[Start Data provided]

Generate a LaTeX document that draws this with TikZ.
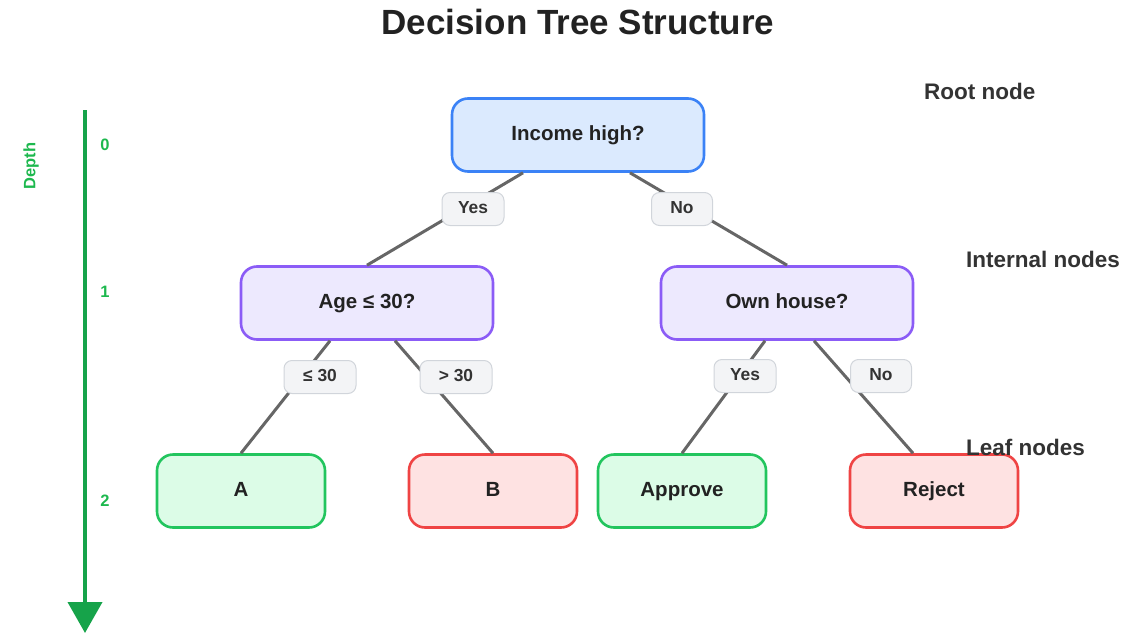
\documentclass[tikz,border=0pt]{standalone}
\usepackage{fontspec}
\setmainfont{Liberation Sans}
\usetikzlibrary{arrows.meta}
\definecolor{rootline}{HTML}{3B82F6}
\definecolor{rootfill}{HTML}{DBEAFE}
\definecolor{intline}{HTML}{8B5CF6}
\definecolor{intfill}{HTML}{EDE9FE}
\definecolor{goodline}{HTML}{22C55E}
\definecolor{goodfill}{HTML}{DCFCE7}
\definecolor{badline}{HTML}{EF4444}
\definecolor{badfill}{HTML}{FEE2E2}
\definecolor{tagfill}{HTML}{F3F4F6}
\definecolor{tagline}{HTML}{D1D5DB}
\definecolor{edgegray}{HTML}{666666}
\definecolor{axisgreen}{HTML}{16A34A}
\definecolor{depthtext}{HTML}{1DB84E}
\definecolor{ink}{HTML}{222222}
\definecolor{note}{HTML}{333333}
\begin{document}
\begin{tikzpicture}[x=1pt,y=-1pt,
  box/.style={rounded corners=16pt,line width=2.6pt,minimum width=252pt,minimum height=73pt,
    inner sep=0pt,text height=15pt,text depth=4pt,text=ink,font=\fontsize{20.5}{24}\selectfont\bfseries},
  rootbox/.style={box,draw=rootline,fill=rootfill},
  intbox/.style={box,draw=intline,fill=intfill},
  leafbox/.style={box,minimum width=168pt},
  goodbox/.style={leafbox,draw=goodline,fill=goodfill},
  badbox/.style={leafbox,draw=badline,fill=badfill},
  tag/.style={rounded corners=8pt,draw=tagline,line width=1pt,fill=tagfill,minimum height=33pt,
    inner sep=0pt,text height=12.5pt,text depth=3.5pt,text=note,font=\fontsize{17.4}{20}\selectfont\bfseries},
  edge/.style={draw=edgegray,line width=3pt},
  side/.style={anchor=west,text=note,inner sep=0pt,font=\fontsize{22.5}{26}\selectfont\bfseries},
  depth/.style={text=depthtext,inner sep=0pt,font=\fontsize{16.5}{20}\selectfont\bfseries}]
\useasboundingbox (0,0) rectangle (1142,634);

% title
\node[text=ink,font=\fontsize{35}{40}\selectfont\bfseries] (title) at (578,22) {Decision Tree Structure};

% depth axis
\coordinate (axtop) at (85,110);
\coordinate (axbot) at (85,633);
\draw[axisgreen,line width=4pt,-{Triangle[width=34pt,length=31pt]}] (axtop) -- (axbot);
\node[depth,rotate=90] (depthlbl) at (31,166) {Depth};
\node[depth] (d0) at (105,145) {0};
\node[depth] (d1) at (105,292) {1};
\node[depth] (d2) at (105,501) {2};

% tree nodes
\node[rootbox] (root) at (578,135) {Income high?};
\node[intbox] (age) at (367,303) {Age ≤ 30?};
\node[intbox] (house) at (787,303) {Own house?};
\node[goodbox] (a) at (241,491) {A};
\node[badbox] (b) at (493,491) {B};
\node[goodbox] (approve) at (682,491) {Approve};
\node[badbox] (reject) at (934,491) {Reject};

% branches
\draw[edge] ([xshift=-55pt]root.south) -- (age.north);
\draw[edge] ([xshift=52pt]root.south) -- (house.north);
\draw[edge] ([xshift=-37pt]age.south) -- (a.north);
\draw[edge] ([xshift=28pt]age.south) -- (b.north);
\draw[edge] ([xshift=-22pt]house.south) -- (approve.north);
\draw[edge] ([xshift=27pt]house.south) -- ([xshift=-21pt]reject.north);

% branch labels
\node[tag,minimum width=62pt] (yes1) at (473,209) {Yes};
\node[tag,minimum width=61pt] (no1) at (682,209) {No};
\node[tag,minimum width=72pt] (le30) at (320,377) {≤ 30};
\node[tag,minimum width=72pt] (gt30) at (456,377) {> 30};
\node[tag,minimum width=62pt] (yes2) at (745,376) {Yes};
\node[tag,minimum width=61pt] (no2) at (881,376) {No};

% level annotations
\node[side] (rootnote) at (924,91) {Root node};
\node[side] (intnote) at (966,259) {Internal nodes};
\node[side] (leafnote) at (966,447) {Leaf nodes};
\end{tikzpicture}
\end{document}
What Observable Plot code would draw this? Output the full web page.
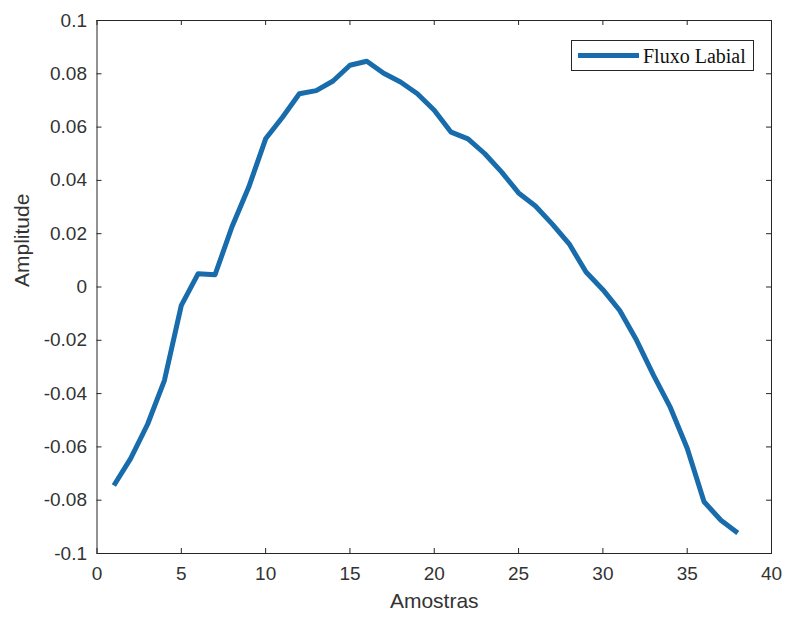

[End Data provided]

**Exercise description**
Transcribe the material exactly, and leave out whatever pictures it holds.

**Reply**
Generate a LaTeX document that draws this with TikZ.
\documentclass[tikz,border=0pt]{standalone}
\usepackage{fontspec}
\setmainfont{Liberation Sans}
\usetikzlibrary{arrows.meta}
\definecolor{rootline}{HTML}{3B82F6}
\definecolor{rootfill}{HTML}{DBEAFE}
\definecolor{intline}{HTML}{8B5CF6}
\definecolor{intfill}{HTML}{EDE9FE}
\definecolor{goodline}{HTML}{22C55E}
\definecolor{goodfill}{HTML}{DCFCE7}
\definecolor{badline}{HTML}{EF4444}
\definecolor{badfill}{HTML}{FEE2E2}
\definecolor{tagfill}{HTML}{F3F4F6}
\definecolor{tagline}{HTML}{D1D5DB}
\definecolor{edgegray}{HTML}{666666}
\definecolor{axisgreen}{HTML}{16A34A}
\definecolor{depthtext}{HTML}{1DB84E}
\definecolor{ink}{HTML}{222222}
\definecolor{note}{HTML}{333333}
\begin{document}
\begin{tikzpicture}[x=1pt,y=-1pt,
  box/.style={rounded corners=16pt,line width=2.6pt,minimum width=252pt,minimum height=73pt,
    inner sep=0pt,text height=15pt,text depth=4pt,text=ink,font=\fontsize{20.5}{24}\selectfont\bfseries},
  rootbox/.style={box,draw=rootline,fill=rootfill},
  intbox/.style={box,draw=intline,fill=intfill},
  leafbox/.style={box,minimum width=168pt},
  goodbox/.style={leafbox,draw=goodline,fill=goodfill},
  badbox/.style={leafbox,draw=badline,fill=badfill},
  tag/.style={rounded corners=8pt,draw=tagline,line width=1pt,fill=tagfill,minimum height=33pt,
    inner sep=0pt,text height=12.5pt,text depth=3.5pt,text=note,font=\fontsize{17.4}{20}\selectfont\bfseries},
  edge/.style={draw=edgegray,line width=3pt},
  side/.style={anchor=west,text=note,inner sep=0pt,font=\fontsize{22.5}{26}\selectfont\bfseries},
  depth/.style={text=depthtext,inner sep=0pt,font=\fontsize{16.5}{20}\selectfont\bfseries}]
\useasboundingbox (0,0) rectangle (1142,634);

% title
\node[text=ink,font=\fontsize{35}{40}\selectfont\bfseries] (title) at (578,22) {Decision Tree Structure};

% depth axis
\coordinate (axtop) at (85,110);
\coordinate (axbot) at (85,633);
\draw[axisgreen,line width=4pt,-{Triangle[width=34pt,length=31pt]}] (axtop) -- (axbot);
\node[depth,rotate=90] (depthlbl) at (31,166) {Depth};
\node[depth] (d0) at (105,145) {0};
\node[depth] (d1) at (105,292) {1};
\node[depth] (d2) at (105,501) {2};

% tree nodes
\node[rootbox] (root) at (578,135) {Income high?};
\node[intbox] (age) at (367,303) {Age ≤ 30?};
\node[intbox] (house) at (787,303) {Own house?};
\node[goodbox] (a) at (241,491) {A};
\node[badbox] (b) at (493,491) {B};
\node[goodbox] (approve) at (682,491) {Approve};
\node[badbox] (reject) at (934,491) {Reject};

% branches
\draw[edge] ([xshift=-55pt]root.south) -- (age.north);
\draw[edge] ([xshift=52pt]root.south) -- (house.north);
\draw[edge] ([xshift=-37pt]age.south) -- (a.north);
\draw[edge] ([xshift=28pt]age.south) -- (b.north);
\draw[edge] ([xshift=-22pt]house.south) -- (approve.north);
\draw[edge] ([xshift=27pt]house.south) -- ([xshift=-21pt]reject.north);

% branch labels
\node[tag,minimum width=62pt] (yes1) at (473,209) {Yes};
\node[tag,minimum width=61pt] (no1) at (682,209) {No};
\node[tag,minimum width=72pt] (le30) at (320,377) {≤ 30};
\node[tag,minimum width=72pt] (gt30) at (456,377) {> 30};
\node[tag,minimum width=62pt] (yes2) at (745,376) {Yes};
\node[tag,minimum width=61pt] (no2) at (881,376) {No};

% level annotations
\node[side] (rootnote) at (924,91) {Root node};
\node[side] (intnote) at (966,259) {Internal nodes};
\node[side] (leafnote) at (966,447) {Leaf nodes};
\end{tikzpicture}
\end{document}
What Observable Plot code would draw this? Output the full web page.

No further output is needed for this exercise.